The downside lies in the fact that you are not a celebrity. Not that many people care about what you have to say, and most of them won't be subscribing to your posts. Spencer Pratt, the man who I have determined to be the only being acceptible to murder in any social setting, will always beat you. This may leave you either resigned to pathetic defeat, or starting all conversations with a list of recent parties graced by your presence.

I have discovered what may be a solution, which I call the UnTwitter. Step one: do something new and fun, with friends if you have them. Explore an abandoned house, take a road trip to a strange town, cut down a tree and ride it across the river, whatever. I don't care what it is, as long as it's fairly interesting and doesn't involve the injury or embarrassment of myself.

Step two: make sure as few people as possible hear about this adventure. Don't put it in your Facebook status, take pictures of the event, or as the name implies, post it on Twitter.

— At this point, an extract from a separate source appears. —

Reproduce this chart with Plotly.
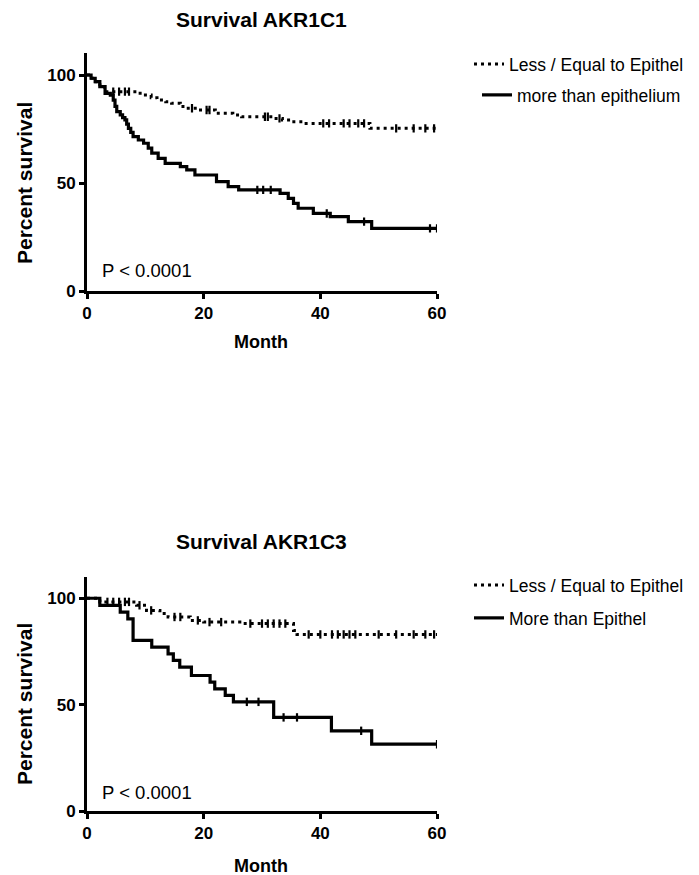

Treat the outing as if something unspeakable happened on it, like accidently taking part in a Klan rally, or the events of the movie Deliverance. Everytime someone asks you what's new, or what you've been up to, this one action will leap into your mind. You will wonder if they somehow discovered your secret, except instead of sweating uncontrollably and possibly weeping (you'll know why if you've seen Deliverance), you will list all but the most interesting thing you did this week. You will be completely free of trying to convince anyone how interesting you are. If they eventually do find out about it, you will seem that much cooler by not feeling the need to sing the praises of your wonderful life to everyone you know.